PBR Streetgang
PBR Streetgang
Bonar Bradberry and Tom Thorpe are lifers. The pair have each been completely submerged in the world of club music their entire adult life: they’ve watched scenes and sounds come and go, and seen how the underground itself keeps on keeping on regardless of the vagaries of outside interest and the names people choose to give to it. They’ve been releasing as PBR Streetgang for very close to a decade, and DJing together for rather longer than that – and yet it’s only now that they’ve come to make an album.
But that’s precisely how it should be. Since they met on the never-ending cavalcade of the party scene in their hometown of Leeds, the duo have been focused on dance music’s core values – which until now has meant a succession of beautiful, genre-agnostic 12” releases on some of the best labels in the world: Crosstown Rebels, Futureboogie, Hot Creations, Throne Of Blood, 20:20 Vision. “It’s all disco, really,” says Tom, but he’s referring not to one specific sound palette, but to the radical anything-goes eclecticism that first went into the birth of disco way back when. From the start their tracks and sets have been about ever-present funk, psychedelic stimulation, body-shaking bass and emotional richness, without ever toeing any genre line.

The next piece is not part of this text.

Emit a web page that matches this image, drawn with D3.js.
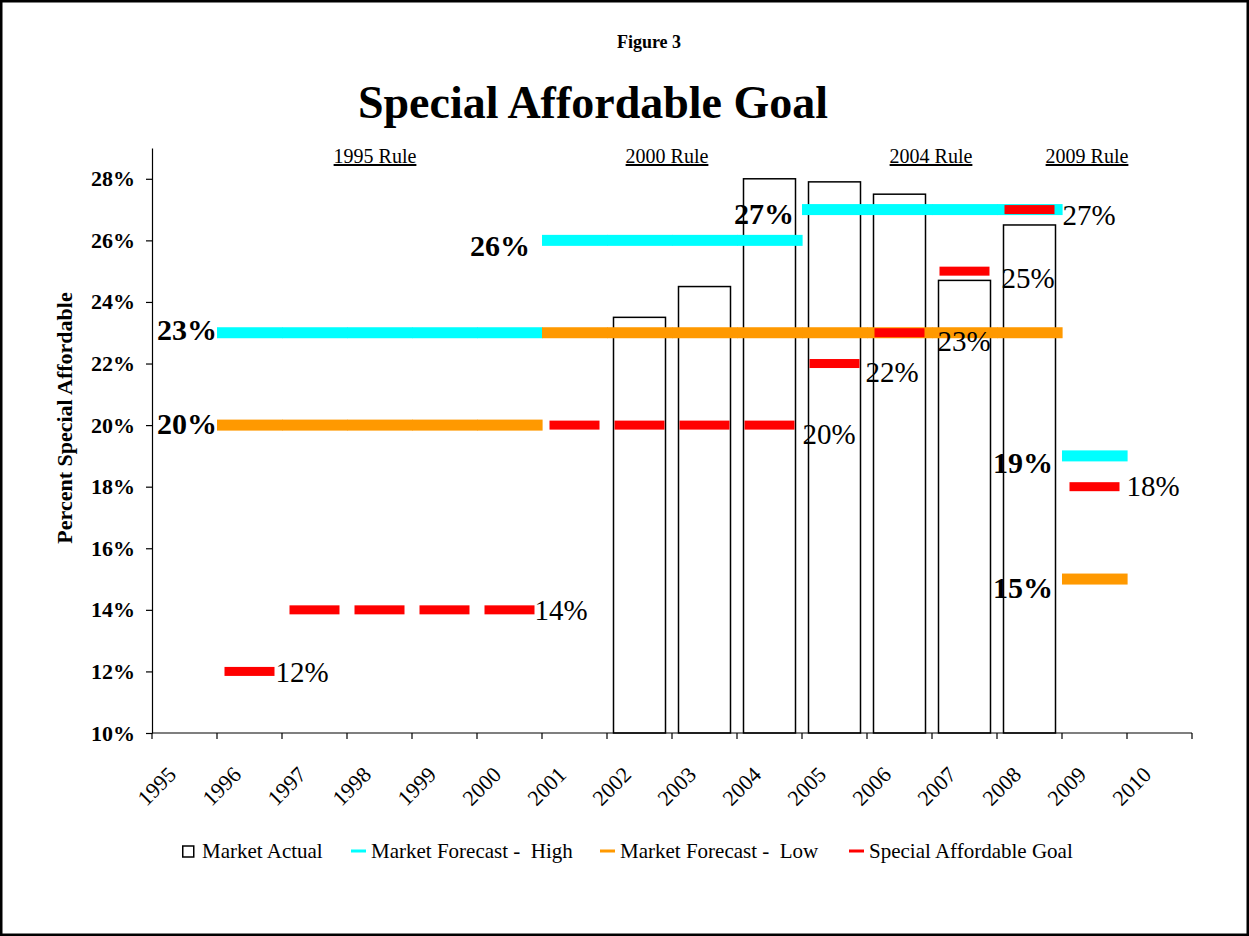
<!DOCTYPE html>
<html>
<head>
<meta charset="utf-8">
<script src="https://cdn.jsdelivr.net/npm/d3@7/dist/d3.min.js"></script>
<style>
  html, body { margin: 0; padding: 0; background: #fff; }
  svg { display: block; }
  text { font-family: "Liberation Serif", "Times New Roman", serif; fill: #000; }
</style>
</head>
<body>
<svg id="chart" width="1249" height="936"></svg>
<script>
// ---------------- DATA ----------------
const years = ["1995","1996","1997","1998","1999","2000","2001","2002","2003","2004","2005","2006","2007","2008","2009","2010"];
const marketActual = [null,null,null,null,null,null,null,23.5,24.5,28.0,27.9,27.5,24.7,26.5,null,null];
const forecastHigh = [null,23,23,23,23,23,26,26,26,26,27,27,27,27,19,null];
const forecastLow  = [null,20,20,20,20,20,23,23,23,23,23,23,23,23,15,null];
const goal         = [null,12,14,14,14,14,20,20,20,20,22,23,25,27,18,null];
const yTicks = [10,12,14,16,18,20,22,24,26,28];
const ruleLabels = ["1995 Rule","2000 Rule","2004 Rule","2009 Rule"];
const ruleYears  = ["1998","2002","2006","2009"];
const highLabelYears = ["1996","2001","2005","2009"];
const lowLabelYears  = ["1996","2009"];
const goalLabelYears = ["1996","2000","2004","2005","2006","2007","2008","2009"];
const legendNames = ["Market Actual","Market Forecast -  High","Market Forecast -  Low","Special Affordable Goal"];

// ---------------- LAYOUT ----------------
const W = 1249, H = 936;
const plot = {left: 152, right: 1192, top: 148, bottom: 733};
const colors = {high: "#00FFFF", low: "#FF9900", goal: "#FF0000"};
const highLabelOffsets = [[0,-3],[-12,5],[-8,4],[-9,7]];
const lowLabelOffsets  = [[0,-2],[-9,8]];
const goalLabelOffsets = [[26,1],[25,0],[33,9],[31,8],[38,8],[37,7],[33,5],[32,-1]];
const ruleOffsets = [-4.5, 27.5, 31.5, -7.5];

const svg = d3.select("#chart");
svg.append("rect").attr("x",1.25).attr("y",1.25).attr("width",W-2.5).attr("height",H-2.5)
  .attr("fill","#fff").attr("stroke","#000").attr("stroke-width",2.5);

const x = d3.scaleBand().domain(years).range([plot.left, plot.right]).padding(0);
const y = d3.scaleLinear().domain([10,29]).range([plot.bottom, plot.top]);
const bw = x.bandwidth();

// Titles
svg.append("text").attr("x",649).attr("y",48).attr("text-anchor","middle")
  .style("font-weight","bold").style("font-size","18px").text("Figure 3");
svg.append("text").attr("x",593).attr("y",118).attr("text-anchor","middle")
  .style("font-weight","bold").style("font-size","46px").text("Special Affordable Goal");

// Y axis title
svg.append("text").attr("transform","translate(72,418) rotate(-90)").attr("text-anchor","middle")
  .style("font-weight","bold").style("font-size","22px").text("Percent Special Affordable");

// Rule labels
svg.append("g").selectAll("text").data(ruleLabels).join("text")
  .attr("x",(d,i)=>x(ruleYears[i]) + bw/2 + ruleOffsets[i])
  .attr("y",163).attr("text-anchor","middle")
  .style("font-size","20px").style("text-decoration","underline").text(d=>d);

// Bars (market actual)
const barW = bw*0.8;
svg.append("g").selectAll("rect").data(years.map((yr,i)=>({yr, v: marketActual[i]})).filter(d=>d.v!=null))
  .join("rect")
  .attr("x",d=>x(d.yr)+(bw-barW)/2).attr("y",d=>y(d.v))
  .attr("width",barW).attr("height",d=>y(10)-y(d.v))
  .attr("fill","#fff").attr("stroke","#000").attr("stroke-width",1.5);

// Forecast bands (continuous per category)
function drawBand(values, color, thick) {
  svg.append("g").selectAll("rect").data(years.map((yr,i)=>({yr, v: values[i]})).filter(d=>d.v!=null))
    .join("rect")
    .attr("x",d=>x(d.yr)).attr("y",d=>y(d.v)-thick/2)
    .attr("width",bw+0.6).attr("height",thick).attr("fill",color);
}
drawBand(forecastHigh, colors.high, 11);
drawBand(forecastLow, colors.low, 11);

// Goal dashes
const dashW = 50;
svg.append("g").selectAll("rect").data(years.map((yr,i)=>({yr, v: goal[i]})).filter(d=>d.v!=null))
  .join("rect")
  .attr("x",d=>x(d.yr)+bw/2-dashW/2).attr("y",d=>y(d.v)-4.5)
  .attr("width",dashW).attr("height",9).attr("fill",colors.goal);

// Axes
const yAxis = d3.axisLeft(y).tickValues(yTicks).tickFormat(d=>d+"%").tickSize(6).tickSizeOuter(0).tickPadding(11);
const gy = svg.append("g").attr("transform",`translate(${plot.left},0)`).call(yAxis);
gy.selectAll("text").style("font-family","'Liberation Serif', serif").style("font-weight","bold").style("font-size","22px").attr("fill","#000");
gy.selectAll("line,path").attr("stroke","#000").attr("stroke-width",1.2);

const gx = svg.append("g");
gx.append("line").attr("x1",plot.left).attr("x2",plot.right).attr("y1",plot.bottom).attr("y2",plot.bottom)
  .attr("stroke","#000").attr("stroke-width",1.2);
gx.selectAll("line.tick").data(years.concat(["end"])).join("line").attr("class","tick")
  .attr("x1",d=>d==="end"?plot.right:x(d)).attr("x2",d=>d==="end"?plot.right:x(d))
  .attr("y1",plot.bottom).attr("y2",plot.bottom+6).attr("stroke","#000").attr("stroke-width",1.2);
gx.selectAll("text").data(years).join("text")
  .attr("transform",d=>`translate(${x(d)+bw/2-7},776) rotate(-45)`)
  .attr("text-anchor","end").style("font-size","22px").text(d=>d);

// Labels
function valAt(arr, yr){ return arr[years.indexOf(yr)]; }
const lab = svg.append("g");
highLabelYears.forEach((yr,i)=>{
  const v = valAt(forecastHigh, yr);
  lab.append("text").attr("x",x(yr)+highLabelOffsets[i][0]).attr("y",y(v)+highLabelOffsets[i][1]+10.5)
    .attr("text-anchor","end").style("font-weight","bold").style("font-size","30px").text(v+"%");
});
lowLabelYears.forEach((yr,i)=>{
  const v = valAt(forecastLow, yr);
  lab.append("text").attr("x",x(yr)+lowLabelOffsets[i][0]).attr("y",y(v)+lowLabelOffsets[i][1]+10.5)
    .attr("text-anchor","end").style("font-weight","bold").style("font-size","30px").text(v+"%");
});
goalLabelYears.forEach((yr,i)=>{
  const v = valAt(goal, yr);
  lab.append("text").attr("x",x(yr)+bw/2+goalLabelOffsets[i][0]).attr("y",y(v)+goalLabelOffsets[i][1]+10)
    .attr("text-anchor","start").style("font-size","29px").text(v+"%");
});

// Legend
const lg = svg.append("g");
const legendX = [182, 351, 600, 849];
const legendColors = [null, colors.high, colors.low, colors.goal];
legendNames.forEach((n,i)=>{
  if (i===0) {
    lg.append("rect").attr("x",legendX[i]+0.75).attr("y",846).attr("width",11).attr("height",11)
      .attr("fill","#fff").attr("stroke","#000").attr("stroke-width",1.5);
  } else {
    lg.append("rect").attr("x",legendX[i]).attr("y",849.5).attr("width",15).attr("height",3).attr("fill",legendColors[i]);
  }
  lg.append("text").attr("x",legendX[i]+20).attr("y",858).style("font-size","21px")
    .style("white-space","pre").text(n);
});
</script>
</body>
</html>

Their craft was honed as residents at Leed’s notorious Asylum, where the demanding regulars were very serious both about their music and their hedonism. But just as important has been their more recent experiences as touring DJs: as Bonar says “a residency is brilliant for getting to know your crowd really intimately, but there’s a lot to be said to playing to very very different crowds one day to the next… it definitely stops you getting complacent.” Again, the spirit that keeps the duo fresh: after all this time, they’re still interested in the mechanics of the dance and how to keep delivering the musical sensations they believe the crowds deserve.

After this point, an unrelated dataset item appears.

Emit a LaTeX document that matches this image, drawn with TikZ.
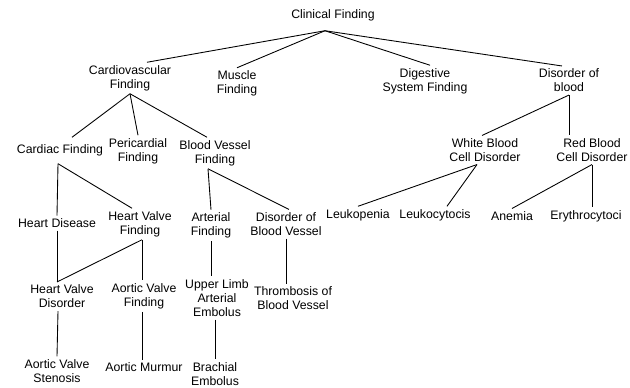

All of which goes some way to explaining why the album has been a long time coming. It’s not that they didn’t have the music in them, just that they’re so wedded to club life that 12” releases for DJs was their natural form of expression, and allowed their steady evolution and experimentation to continue at its own pace. Even now, they don’t want to see it as a big statement or milestone – “it’s just where we are in terms of our studio work,” says Tom, “it’s not more or less important than other releases.” That said, though, the song structures are evolving. And that shines out on the vocal tracks – whether that’s a guest spot from DFA Records hero Mattie Safer (formerly of The Rapture) on the single “Everything Changes”, or samples of the mighty Loleatta Holloway on the album’s disco-fuelled title track: in both cases familiar tonalities are made fresh again by subtle writing and intense beats.

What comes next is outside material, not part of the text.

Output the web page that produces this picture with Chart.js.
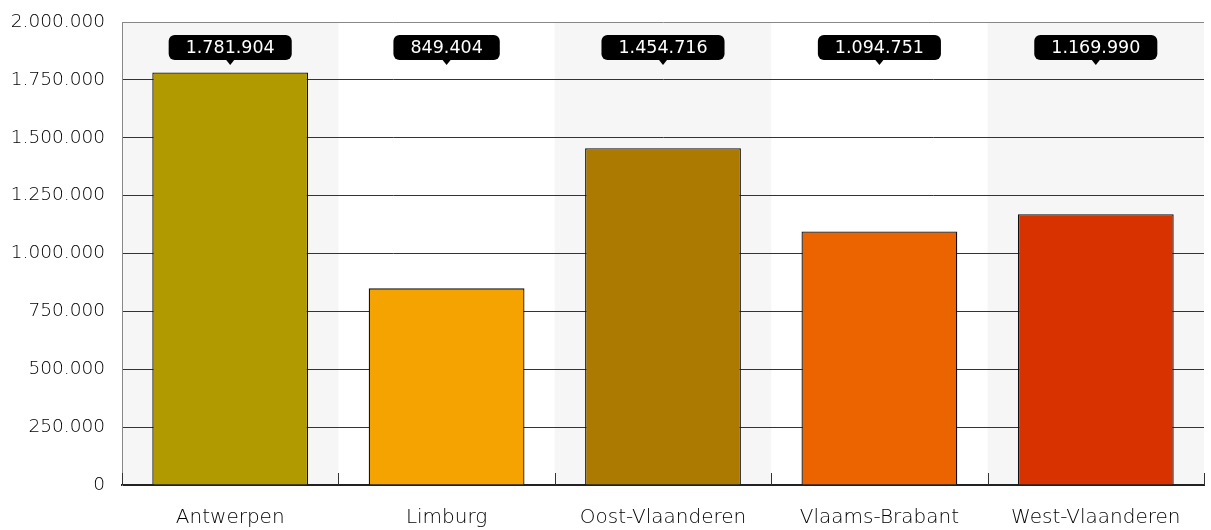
<!DOCTYPE html>
<html>
<head>
<meta charset="utf-8">
<script src="https://cdn.jsdelivr.net/npm/chart.js@4"></script>
<style>
  html, body { margin: 0; padding: 0; background: #fff; }
  #wrap { width: 1211px; height: 530px; }
</style>
</head>
<body>
<div id="wrap"><canvas id="provChart"></canvas></div>
<script>
// Inwoners per provincie
const provinces = ['Antwerpen', 'Limburg', 'Oost-Vlaanderen', 'Vlaams-Brabant', 'West-Vlaanderen'];
const population = [1781904, 849404, 1454716, 1094751, 1169990];
const barColors = ['#b09a00', '#f4a300', '#ac7a00', '#ec6400', '#d83200'];
const yTicks = [0, 250000, 500000, 750000, 1000000, 1250000, 1500000, 1750000, 2000000];

const FONT = '"DejaVu Sans", sans-serif';
const WEIGHT = 200;

// 1234567 -> 1.234.567
const fmt = v => String(Math.round(v)).replace(/\B(?=(\d{3})+(?!\d))/g, '.');

// grey bands behind every other category
const bandPlugin = {
  id: 'bands',
  beforeDraw(chart) {
    const { ctx, chartArea: a, scales: { x } } = chart;
    const half = (x.getPixelForValue(1) - x.getPixelForValue(0)) / 2;
    ctx.save();
    ctx.fillStyle = '#f6f6f6';
    provinces.forEach((p, i) => {
      if (i % 2) return;
      const c = x.getPixelForValue(i);
      ctx.fillRect(c - half, a.top, half * 2, a.bottom - a.top);
    });
    ctx.restore();
  }
};

// small ticks on the category axis + value callouts at the top
const labelPlugin = {
  id: 'callouts',
  afterDraw(chart) {
    const { ctx, chartArea: a, scales: { x } } = chart;
    const half = (x.getPixelForValue(1) - x.getPixelForValue(0)) / 2;
    ctx.save();
    ctx.strokeStyle = '#333';
    ctx.lineWidth = 1;
    for (let i = 0; i <= provinces.length; i++) {
      const px = Math.round(x.getPixelForValue(0) - half + i * half * 2) + 0.5;
      ctx.beginPath();
      ctx.moveTo(px, a.bottom - 12);
      ctx.lineTo(px, a.bottom);
      ctx.stroke();
    }

    ctx.font = '17.5px ' + FONT;
    ctx.textAlign = 'center';
    ctx.textBaseline = 'middle';
    population.forEach((v, i) => {
      const txt = fmt(v);
      const cx = x.getPixelForValue(i);
      const w = ctx.measureText(txt).width + 34;
      const h = 25;
      const top = a.top + 13;
      ctx.fillStyle = '#000';
      ctx.beginPath();
      ctx.roundRect(cx - w / 2, top, w, h, 6);
      ctx.fill();
      ctx.beginPath();
      ctx.moveTo(cx - 4, top + h);
      ctx.lineTo(cx, top + h + 5);
      ctx.lineTo(cx + 4, top + h);
      ctx.fill();
      ctx.fillStyle = '#fff';
      ctx.fillText(txt, cx, top + h / 2 + 1);
    });
    ctx.restore();
  }
};

new Chart(document.getElementById('provChart'), {
  type: 'bar',
  data: {
    labels: provinces,
    datasets: [{
      data: population,
      backgroundColor: barColors,
      borderColor: '#111',
      borderWidth: 1.3,
      barPercentage: 0.72,
      categoryPercentage: 1,
    }],
  },
  options: {
    responsive: true,
    maintainAspectRatio: false,
    animation: false,
    layout: { padding: { top: 22, right: 7, left: 0, bottom: 0 } },
    plugins: {
      legend: { display: false },
      tooltip: { enabled: false },
    },
    scales: {
      x: {
        grid: { display: false },
        border: { color: '#222', width: 2 },
        ticks: { color: '#000', font: { family: FONT, size: 20, weight: WEIGHT }, padding: 13 },
        afterFit: s => { s.height = 45; s.paddingLeft = 0; s.paddingRight = 0; },
      },
      y: {
        min: 0,
        max: 2000000,
        afterBuildTicks: s => { s.ticks = yTicks.map(v => ({ value: v })); },
        grid: {
          drawTicks: false,
          color: c => (c.tick && c.tick.value === 2000000 ? '#888' : '#333'),
        },
        border: { color: '#888', width: 1 },
        ticks: {
          color: '#000',
          font: { family: FONT, size: 18.5, weight: WEIGHT },
          padding: 17,
          callback: v => fmt(v),
        },
        afterFit: s => { s.width = 122; s.paddingTop = 0; s.paddingBottom = 0; },
      },
    },
  },
  plugins: [bandPlugin, labelPlugin],
});
</script>
</body>
</html>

PBR remain as absolutely committed to the dancefloor as they ever have, but they also want their music to unfold in other ways: as Bonar says, “it’s really interesting to try and make something that gives you a full hour listening experience, again it’s a way of going into making the tracks with a fresh approach.” That’s PBR Streetgang all over. No big manifestos, no grand plan, just reacting to the opportunities that come before them – yet in doing so they have consistently managed to find new ways to express profound and beautiful things. Everything they do, this album included, is a new beginning, with new ideas a constant – and there is clearly much, much more to come.